▶ Problem to solve: Determine which lines of the records include the word "this", and copy them.

Records with drawing code:

-.-.-

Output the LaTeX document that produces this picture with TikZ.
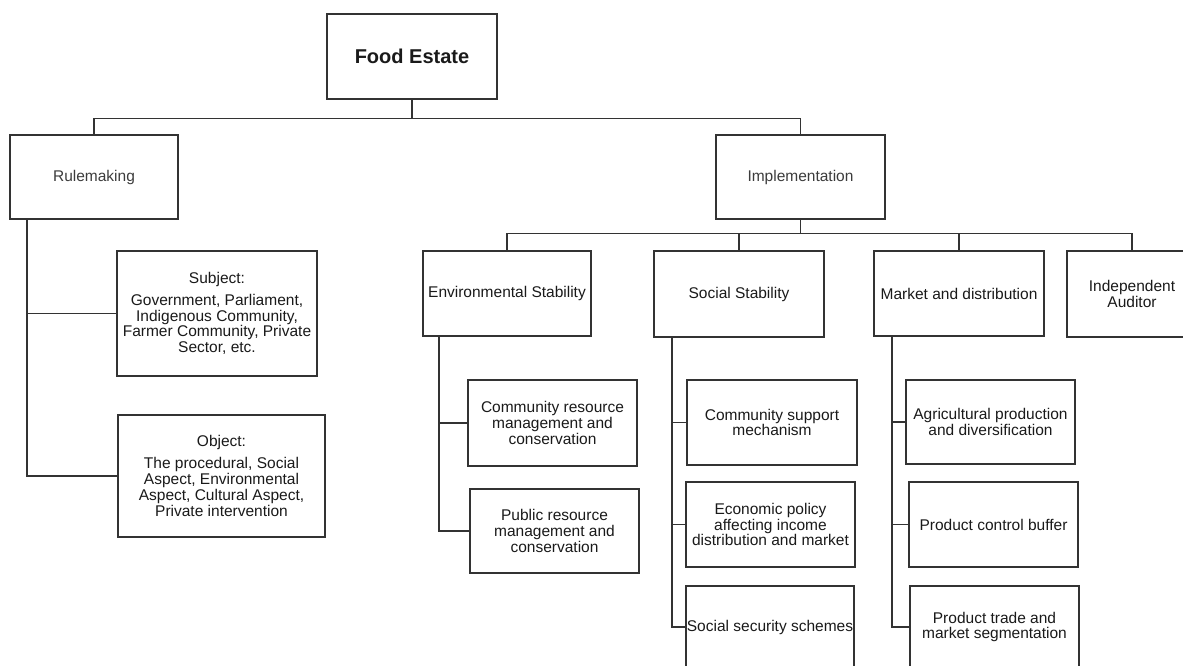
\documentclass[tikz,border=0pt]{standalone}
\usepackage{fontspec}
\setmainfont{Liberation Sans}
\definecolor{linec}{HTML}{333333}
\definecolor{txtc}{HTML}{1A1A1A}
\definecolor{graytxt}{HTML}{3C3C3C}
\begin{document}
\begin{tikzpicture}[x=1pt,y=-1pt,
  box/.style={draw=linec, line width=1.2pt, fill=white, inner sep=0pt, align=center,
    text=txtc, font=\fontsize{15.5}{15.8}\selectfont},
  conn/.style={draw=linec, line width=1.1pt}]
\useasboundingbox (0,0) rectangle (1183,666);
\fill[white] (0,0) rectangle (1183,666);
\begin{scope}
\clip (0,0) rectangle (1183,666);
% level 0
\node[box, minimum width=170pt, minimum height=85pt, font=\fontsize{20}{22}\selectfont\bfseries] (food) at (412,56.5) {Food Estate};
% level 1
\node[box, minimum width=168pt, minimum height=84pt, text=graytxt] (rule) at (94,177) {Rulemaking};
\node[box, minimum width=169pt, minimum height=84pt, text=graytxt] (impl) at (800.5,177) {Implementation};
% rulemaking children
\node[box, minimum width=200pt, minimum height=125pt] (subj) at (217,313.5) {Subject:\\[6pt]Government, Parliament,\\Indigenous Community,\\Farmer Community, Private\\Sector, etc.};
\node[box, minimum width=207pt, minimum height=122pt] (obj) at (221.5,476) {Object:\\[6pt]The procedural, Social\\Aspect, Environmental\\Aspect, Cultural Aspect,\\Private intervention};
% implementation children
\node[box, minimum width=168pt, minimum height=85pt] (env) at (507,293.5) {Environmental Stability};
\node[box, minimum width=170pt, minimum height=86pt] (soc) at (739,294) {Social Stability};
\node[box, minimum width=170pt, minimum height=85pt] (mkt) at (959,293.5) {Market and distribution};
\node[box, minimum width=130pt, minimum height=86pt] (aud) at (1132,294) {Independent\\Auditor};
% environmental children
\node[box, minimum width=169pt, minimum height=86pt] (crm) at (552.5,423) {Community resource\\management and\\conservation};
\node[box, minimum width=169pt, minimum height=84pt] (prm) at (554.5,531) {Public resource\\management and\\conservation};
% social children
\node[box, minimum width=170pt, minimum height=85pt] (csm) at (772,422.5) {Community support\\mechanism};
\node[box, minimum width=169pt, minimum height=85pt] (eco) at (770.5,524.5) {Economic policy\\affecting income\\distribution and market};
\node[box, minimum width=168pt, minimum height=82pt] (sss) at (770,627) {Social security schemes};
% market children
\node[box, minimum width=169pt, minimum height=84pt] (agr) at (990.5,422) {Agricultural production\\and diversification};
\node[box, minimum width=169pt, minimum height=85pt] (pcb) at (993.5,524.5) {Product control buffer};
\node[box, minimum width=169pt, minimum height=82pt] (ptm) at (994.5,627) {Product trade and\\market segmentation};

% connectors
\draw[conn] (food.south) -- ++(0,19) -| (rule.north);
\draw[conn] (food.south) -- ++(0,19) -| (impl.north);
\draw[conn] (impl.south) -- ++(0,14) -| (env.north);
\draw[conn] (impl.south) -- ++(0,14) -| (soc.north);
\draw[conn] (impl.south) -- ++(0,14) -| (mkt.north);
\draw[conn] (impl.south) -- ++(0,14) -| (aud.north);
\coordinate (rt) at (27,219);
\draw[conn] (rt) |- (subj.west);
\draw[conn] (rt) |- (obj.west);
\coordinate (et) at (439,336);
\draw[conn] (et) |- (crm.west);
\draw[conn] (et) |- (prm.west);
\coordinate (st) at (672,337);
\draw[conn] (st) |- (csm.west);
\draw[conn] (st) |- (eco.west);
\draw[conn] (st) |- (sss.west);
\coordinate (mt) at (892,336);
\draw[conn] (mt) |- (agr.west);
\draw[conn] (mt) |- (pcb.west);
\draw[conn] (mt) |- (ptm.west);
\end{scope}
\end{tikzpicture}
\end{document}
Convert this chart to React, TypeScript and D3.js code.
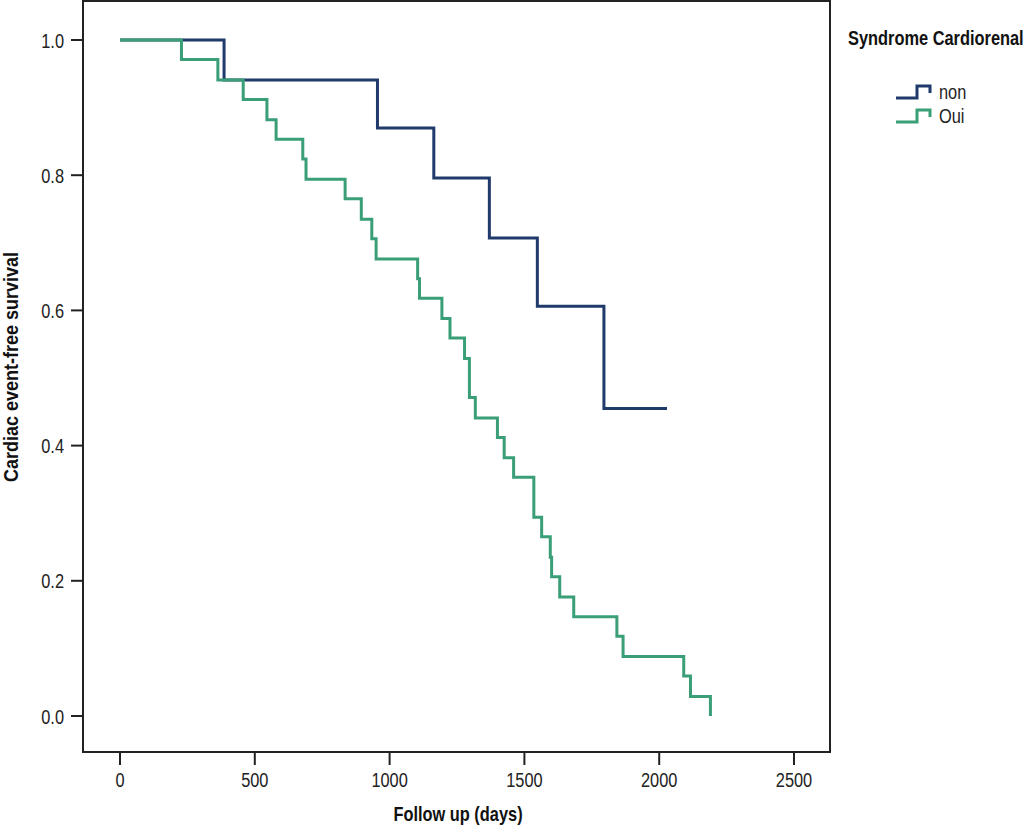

-.-.-

▶ Expected output:
Output the LaTeX document that produces this picture with TikZ.
Convert this chart to React, TypeScript and D3.js code.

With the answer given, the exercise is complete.